There will be a SWAT team of custodians, people at 130 venues across campus at the same time and at least 30,000 cups of coffee served.
Welcome to the academic Olympics — and Carleton’s the host university.
For nine days starting on May 23, an estimated 8,000 academics from across North America and Europe will converge on campus for the Congress of the Humanities and Social Sciences. And Ed Kane, assistant vice-president (University Services) — whose team is overseeing the logistics — is working to make it the “greenest” Congress yet.
In addition to organizing the academic presentations, the behind-the-scenes logistics are mind-boggling, says Kane.
His team has to ensure that there’s enough of everything, including food and technical support, and that there’s enough recycling bins around campus.
“It’s our goal that all materials going into Congress should be recycleable, compostable or reuseable,” Kane says of the May 23 to 31 event.
“Our aim is not to put anything into our local landfill site.”
And to that end, Kane has committed to planting a tree on campus for every ton of waste that is recycled or composed during Congress.
The environmentally friendly approach is a sign of the times, says Kane.
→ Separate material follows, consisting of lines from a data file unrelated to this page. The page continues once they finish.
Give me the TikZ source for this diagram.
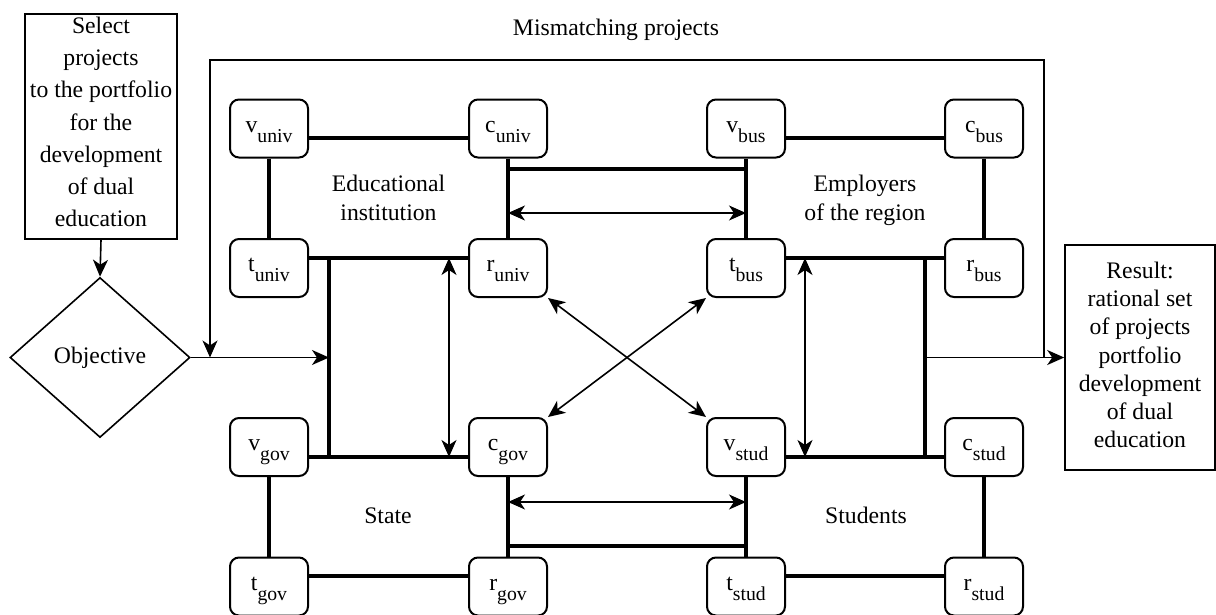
\documentclass[tikz,border=0pt]{standalone}
\usepackage{fontspec}
\setmainfont{Liberation Serif}
\usetikzlibrary{arrows.meta,shapes.geometric,calc}
\newcommand{\sbt}[1]{\raisebox{-10pt}{\fontsize{19.7}{20}\selectfont #1}}
\begin{document}
\begin{tikzpicture}[x=1pt,y=-1pt,
  every node/.style={font=\fontsize{23.7}{28.3}\selectfont},
  vbox/.style={draw, line width=2pt, rounded corners=9pt, minimum width=78pt, minimum height=58pt, inner sep=0pt, text height=16pt, text depth=8.6pt},
  bar/.style={line width=4pt},
  arr/.style={line width=1.6pt, -{Stealth[length=17pt,width=15pt,inset=5pt]}},
  dbl/.style={line width=1.6pt, {Stealth[length=17pt,width=15pt,inset=5pt]}-{Stealth[length=17pt,width=15pt,inset=5pt]}},
  frame/.style={draw, line width=1.6pt, inner sep=0pt}]
\useasboundingbox (0,0) rectangle (1216,614);
% actor nodes
\node[vbox] (vu) at (269,128.5) {v\sbt{univ}};
\node[vbox] (cu) at (508,128.5) {c\sbt{univ}};
\node[vbox] (vb) at (746,128.5) {v\sbt{bus}};
\node[vbox] (cb) at (984,128.5) {c\sbt{bus}};
\node[vbox] (tu) at (269,268) {t\sbt{univ}};
\node[vbox] (ru) at (508,268) {r\sbt{univ}};
\node[vbox] (tb) at (746,268) {t\sbt{bus}};
\node[vbox] (rb) at (984,268) {r\sbt{bus}};
\node[vbox] (vg) at (269,447) {v\sbt{gov}};
\node[vbox] (cg) at (508,447) {c\sbt{gov}};
\node[vbox] (vs) at (746,447) {v\sbt{stud}};
\node[vbox] (cs) at (984,447) {c\sbt{stud}};
\node[vbox] (tg) at (269,586.5) {t\sbt{gov}};
\node[vbox] (rg) at (508,586.5) {r\sbt{gov}};
\node[vbox] (ts) at (746,586.5) {t\sbt{stud}};
\node[vbox] (rs) at (984,586.5) {r\sbt{stud}};
% labels
\node[anchor=base] (mis) at (616,35) {Mismatching projects};
\node[align=center] (edu) at (388.5,197.9) {Educational\\institution};
\node[align=center] (emp) at (865,200.4) {Employers\\of the region};
\node[anchor=base] (sta) at (388,523) {State};
\node[anchor=base] (stu) at (866,523) {Students};
% side boxes
\node[frame, minimum width=152.5pt, minimum height=225.5pt] (sel) at (101,126.5) {};
\node[align=center, font=\fontsize{23.7}{32.3}\selectfont] (selt) at (101,121.9) {Select\\projects\\to the portfolio\\for the\\development\\of dual\\education};
\node[frame, diamond, minimum width=180pt, minimum height=160pt] (obj) at (100,357.5) {Objective};
\node[frame, minimum width=150pt, minimum height=225.5pt] (res) at (1140,357.5) {};
\node[align=center] (rest) at (1140,354.9) {Result:\\rational set\\of projects\\portfolio\\development\\of dual\\education};
% coordinates
\coordinate (lbT) at (329,258);
\coordinate (lbB) at (329,457);
\coordinate (lbM) at (329,357.5);
\coordinate (rbT) at (925,258);
\coordinate (rbB) at (925,457);
\coordinate (rbM) at (925,357.5);
\coordinate (dTL) at (508,213);
\coordinate (dTR) at (746,213);
\coordinate (dBL) at (508,502);
\coordinate (dBR) at (746,502);
\coordinate (dL1) at (449,258);
\coordinate (dL2) at (449,457);
\coordinate (dR1) at (805,258);
\coordinate (dR2) at (805,457);
\coordinate (fbR) at (1044,357.5);
\coordinate (fbTop) at (627,60);
\coordinate (fbL) at (210,357.5);
% thick connections
\draw[bar] ([yshift=-9.5pt]vu.east) -- ([yshift=-9.5pt]cu.west);
\draw[bar] ([yshift=-9.5pt]vb.east) -- ([yshift=-9.5pt]cb.west);
\draw[bar] (vu.south) -- (tu.north);
\draw[bar] (cb.south) -- (rb.north);
\draw[bar] (cu.south) -- (ru.north);
\draw[bar] (vb.south) -- (tb.north);
\draw[bar] ([yshift=-10pt]cu.south) -- ([yshift=-10pt]vb.south);
\draw[bar] ([yshift=10pt]tu.east) -- ([yshift=10pt]ru.west);
\draw[bar] ([yshift=10pt]tb.east) -- ([yshift=10pt]rb.west);
\draw[bar] ([yshift=-10pt]vg.east) -- ([yshift=-10pt]cg.west);
\draw[bar] ([yshift=-10pt]vs.east) -- ([yshift=-10pt]cs.west);
\draw[bar] (vg.south) -- (tg.north);
\draw[bar] (cs.south) -- (rs.north);
\draw[bar] (cg.south) -- (rg.north);
\draw[bar] (vs.south) -- (ts.north);
\draw[bar] ([yshift=10.5pt]rg.north) -- ([yshift=10.5pt]ts.north);
\draw[bar] ([yshift=10.5pt]tg.east) -- ([yshift=10.5pt]rg.west);
\draw[bar] ([yshift=10.5pt]ts.east) -- ([yshift=10.5pt]rs.west);
\draw[bar] (lbT) -- (lbB);
\draw[bar] (rbT) -- (rbB);
% double arrows
\draw[dbl] (dTL) -- (dTR);
\draw[dbl] (dBL) -- (dBR);
\draw[dbl] (dL1) -- (dL2);
\draw[dbl] (dR1) -- (dR2);
\draw[dbl] (ru.south east) -- (vs.north west);
\draw[dbl] (tb.south west) -- (cg.north east);
% flow
\draw[arr] (sel.south) -- (obj.north);
\draw[arr] (obj.east) -- (lbM);
\draw[arr] (rbM) -- (res.west);
\draw[arr] (fbR) |- (fbTop) -| (fbL);
\end{tikzpicture}
\end{document}
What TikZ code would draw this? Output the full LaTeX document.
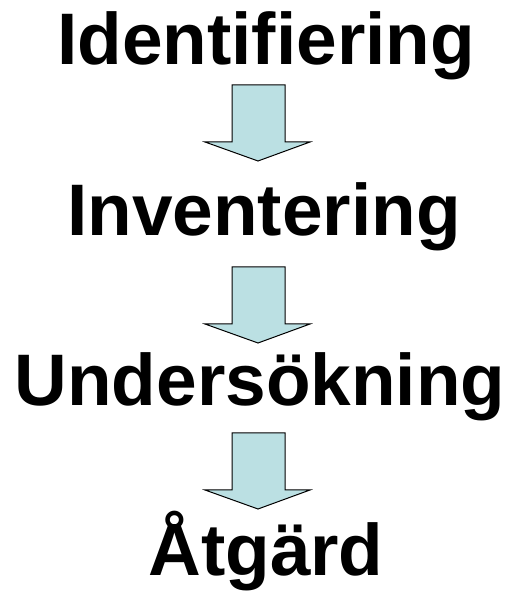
\documentclass[tikz,border=0pt]{standalone}
\usepackage{fontspec}
\setmainfont{Liberation Sans}
\begin{document}
\begin{tikzpicture}[x=1pt,y=1pt,
  word/.style={font=\fontsize{73}{88}\selectfont\bfseries, anchor=base, inner sep=0pt},
  blockarrow/.style={draw=black, line width=1pt, fill=arrowfill, line join=miter}]
\definecolor{arrowfill}{HTML}{BBE0E3}
\useasboundingbox (0,0) rectangle (520,591);
\node[word] (w1) at (266,526) {Identifiering};
\node[word] (w2) at (264,355) {Inventering};
\node[word] (w3) at (260,185) {Undersökning};
\node[word] (w4) at (266,16) {Åtgärd};
\newcommand{\downarrowshape}[2]{%
  \draw[blockarrow] (232,#1) -- (285,#1) -- (285,#2) -- (310,#2) -- (258,#2-19) -- (205,#2) -- (232,#2) -- cycle;}
\downarrowshape{506}{449}
\downarrowshape{324}{267}
\downarrowshape{158}{101}
\end{tikzpicture}
\end{document}
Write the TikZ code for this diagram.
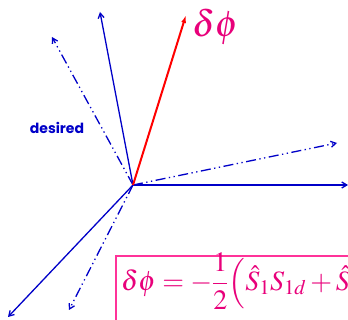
\documentclass[tikz,border=0pt]{standalone}
\usepackage{amsmath}
\usepackage{mathptmx}
\usepackage{fontspec}
\newfontfamily\dsfont{Poppins}
\usetikzlibrary{arrows.meta}
\definecolor{vblue}{RGB}{0,0,200}
\definecolor{vred}{RGB}{255,0,0}
\definecolor{vpink}{RGB}{232,0,122}
\definecolor{bpink}{RGB}{255,51,153}
\tikzset{
  vec/.style  = {-{Straight Barb[length=5pt,width=6pt]}, vblue, line width=1.3pt},
  dvec/.style = {vec, dash pattern=on 10pt off 3.5pt on 1.3pt off 3.5pt on 1.3pt off 3.5pt},
  rvec/.style = {-{Latex[length=8pt,width=5pt]}, vred, line width=2pt},
  tag/.style  = {font=\dsfont\bfseries\fontsize{14}{16}\selectfont, text=vblue},
  big/.style  = {text=vpink, font=\fontsize{28}{34}\selectfont, inner sep=0pt},
}
\begin{document}
\begin{tikzpicture}[x=1pt,y=-1pt]
\useasboundingbox (0,0) rectangle (348,320);
\clip (0,0) rectangle (348,320);
% end points
\coordinate (O) at (133,185);
\coordinate (up) at (100,12);
\coordinate (right) at (348,185);
\coordinate (downleft) at (8,317);
\coordinate (dphi) at (186,15);
\coordinate (d1) at (52,37);
\coordinate (d2) at (337,143);
\coordinate (d3) at (69,310);
% actual vectors
\draw[vec] (O) -- (up);
\draw[vec] (O) -- (right);
\draw[vec] (O) -- (downleft);
% desired vectors
\draw[dvec] (O) -- (d1);
\draw[dvec] (O) -- (d2);
\draw[dvec] (O) -- (d3);
% rotation
\draw[rvec] (O) -- (dphi);
\node[big, font=\fontsize{37}{42}\selectfont, anchor=west] (lab) at (192,27) {$\delta\phi$};
\node[tag] (des) at (57,128) {desired};
% formula
\draw[bpink, line width=1.5pt] (116,340) -- (116,256) -- (360,256);
\node[big, anchor=west] (eq) at (121,281)
  {$\displaystyle \delta\phi = -\frac{1}{2}\Big(\hat{S}_1 S_{1d} + \hat{S}_2$};
\end{tikzpicture}
\end{document}
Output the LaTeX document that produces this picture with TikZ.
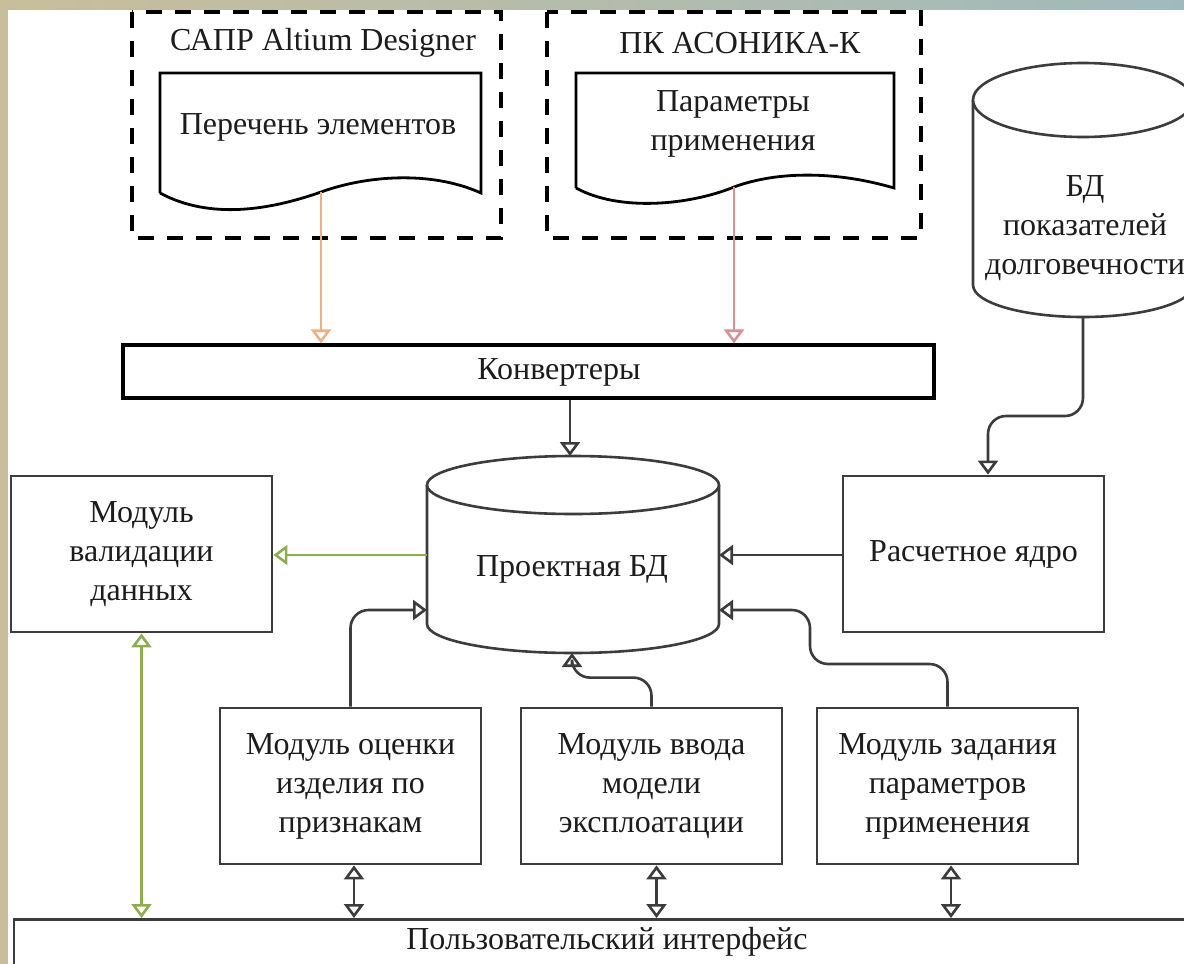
\documentclass[tikz,border=0pt]{standalone}
\usepackage{fontspec}
\setmainfont{Liberation Serif}
\usepackage{xcolor}
\usetikzlibrary{arrows.meta,positioning,calc}

\definecolor{linegray}{RGB}{60,60,60}
\definecolor{txtgray}{RGB}{28,28,28}
\definecolor{orangeln}{RGB}{236,176,134}
\definecolor{pinkln}{RGB}{212,146,146}
\definecolor{greenln}{RGB}{140,174,80}
\definecolor{bgleft}{RGB}{200,190,156}
\definecolor{bgright}{RGB}{160,186,188}

\begin{document}
\begin{tikzpicture}[x=0.5pt,y=-0.5pt,
	every node/.style={font=\fontsize{16}{19.5}\selectfont, text=txtgray, align=center, inner sep=0pt},
	box/.style={draw=linegray, line width=1.4pt, fill=white, minimum width=130.5pt, minimum height=78pt},
	dashbox/.style={draw=black, line width=1.6pt, dash pattern=on 8pt off 6.5pt},
	docshape/.style={draw=black, line width=1.4pt, fill=white},
	cylshape/.style={draw=linegray, line width=1.3pt, fill=white},
	link/.style={draw=linegray, line width=1.3pt, -{Triangle[open,length=7pt,width=10pt]}},
	dlink/.style={link, {Triangle[open,length=7pt,width=10pt]}-{Triangle[open,length=7pt,width=10pt]}}]
	\useasboundingbox (0,0) rectangle (1184,964);
	\clip (0,0) rectangle (1184,964);
	\shade[left color=bgleft, right color=bgright] (0,0) rectangle (1184,964);
	\fill[white] (8,10) rectangle (1184,964);
	% source systems
	\draw[dashbox] (132,12) rectangle (501,238);
	\draw[dashbox] (547,12) rectangle (921,238);
	\node (sapr) at (323,43) {САПР Altium Designer};
	\node (asonika) at (740,43) {ПК АСОНИКА-К};
	\draw[docshape] (160,193) -- (160,73) -- (481,73) -- (481,193) .. controls (430,170) and (365,176) .. (321,192) .. controls (270,210) and (210,220) .. (160,193);
	\draw[docshape] (576,188) -- (576,73) -- (894,73) -- (894,188) .. controls (840,172) and (780,170) .. (734,187) .. controls (690,205) and (620,212) .. (576,188);
	\coordinate (waveA) at (321,192);
	\coordinate (waveB) at (734,187);
	\node (perech) at (318,127) {Перечень элементов};
	\node (params) at (733,124) {Параметры\\применения};
	% databases
	\draw[cylshape] (973,100) -- (973,285) arc (180:0:110 and 32) -- (1193,100);
	\draw[cylshape] (1083,100) ellipse (110 and 37);
	\node (bdpok) at (1085,228) {БД\\показателей\\долговечности};
	\coordinate (bdbot) at (1083,317);
	\draw[cylshape] (427,485) -- (427,624) arc (180:0:146 and 29) -- (719,485);
	\draw[cylshape] (573,485) ellipse (146 and 29);
	\node (pbd) at (572,569) {Проектная БД};
	\coordinate (pbdtop) at (570,456);
	\coordinate (pbdbot) at (572,653);
	\coordinate (pbdW) at (427,555);
	\coordinate (pbdWlow) at (427,610);
	\coordinate (pbdE) at (719,555);
	\coordinate (pbdElow) at (719,610);
	% modules
	\node[box, draw=black, line width=1.6pt, minimum width=405.5pt, minimum height=26.5pt] (conv) at (528.5,371.5) {};
	\node (convtxt) at (559,372) {Конвертеры};
	\node[box] (valid) at (141.5,554) {Модуль\\валидации\\данных};
	\node[box] (core) at (973.5,554) {Расчетное ядро};
	\node[box] (eval) at (350.5,786) {Модуль оценки\\изделия по\\признакам};
	\node[box] (input) at (651.5,786) {Модуль ввода\\модели\\эксплоатации};
	\node[box] (param) at (947.5,786) {Модуль задания\\параметров\\применения};
	\node[draw=linegray, line width=1.4pt, fill=white, anchor=north, minimum width=593pt, inner ysep=4pt, text height=11pt, text depth=20pt] (ui) at (607,918) {Пользовательский интерфейс};
	% connectors
	\draw[link, draw=orangeln] (waveA) -- (waveA |- conv.north);
	\draw[link, draw=pinkln] (waveB) -- (waveB |- conv.north);
	\draw[link] (pbdtop |- conv.south) -- (pbdtop);
	\draw[link, draw=greenln] (pbdW) -- (valid.east |- pbdW);
	\draw[link] (core.west |- pbdE) -- (pbdE);
	\draw[link, rounded corners=9pt] (bdbot) -- (1083,416) -| ($(core.north)+(14.5,0)$);
	\draw[link, rounded corners=9pt] (eval.north) |- (pbdWlow);
	\draw[link, rounded corners=9pt] (input.north) -- ++(0,-29) -| (pbdbot);
	\draw[link, rounded corners=9pt] (param.north) |- (810,664) |- (pbdElow);
	\draw[dlink, draw=greenln] (valid.south) -- (valid.south |- ui.north);
	\draw[dlink] ($(eval.south)+(3.5,0)$) -- ($(eval.south |- ui.north)+(3.5,0)$);
	\draw[dlink] ($(input.south)+(5,0)$) -- ($(input.south |- ui.north)+(5,0)$);
	\draw[dlink] ($(param.south)+(3.5,0)$) -- ($(param.south |- ui.north)+(3.5,0)$);
\end{tikzpicture}
\end{document}
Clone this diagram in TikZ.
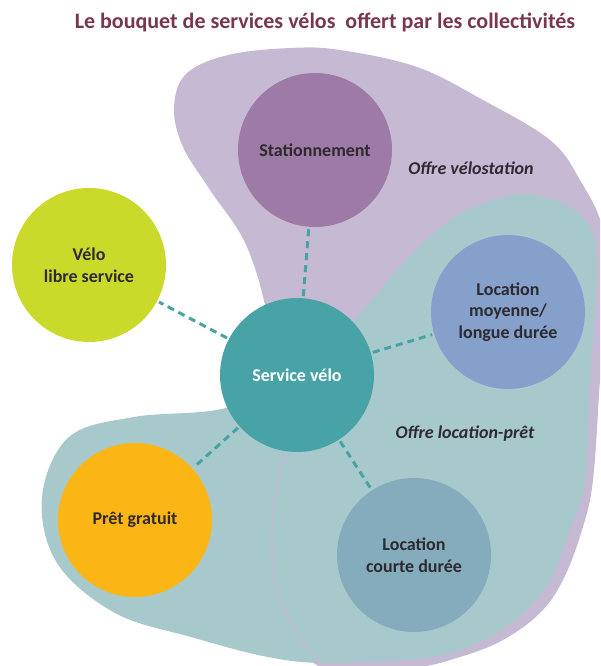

When Carleton last hosted a Congress (called The Learneds) in 1993, the level of recycling on campus was “very low.”
“Every Congress is trying to be much more sustainable than in the past.”
“It’s a huge juggling act because we are keeping lots of plates spinning at the same time,” adds Kane.
Given the enormity of planning Congress, what’s Kane’s biggest fear?
“If it rains for nine days, that will be a different kind of Congress because people would have to be indoors. But there’s nothing we can do about that (the weather).”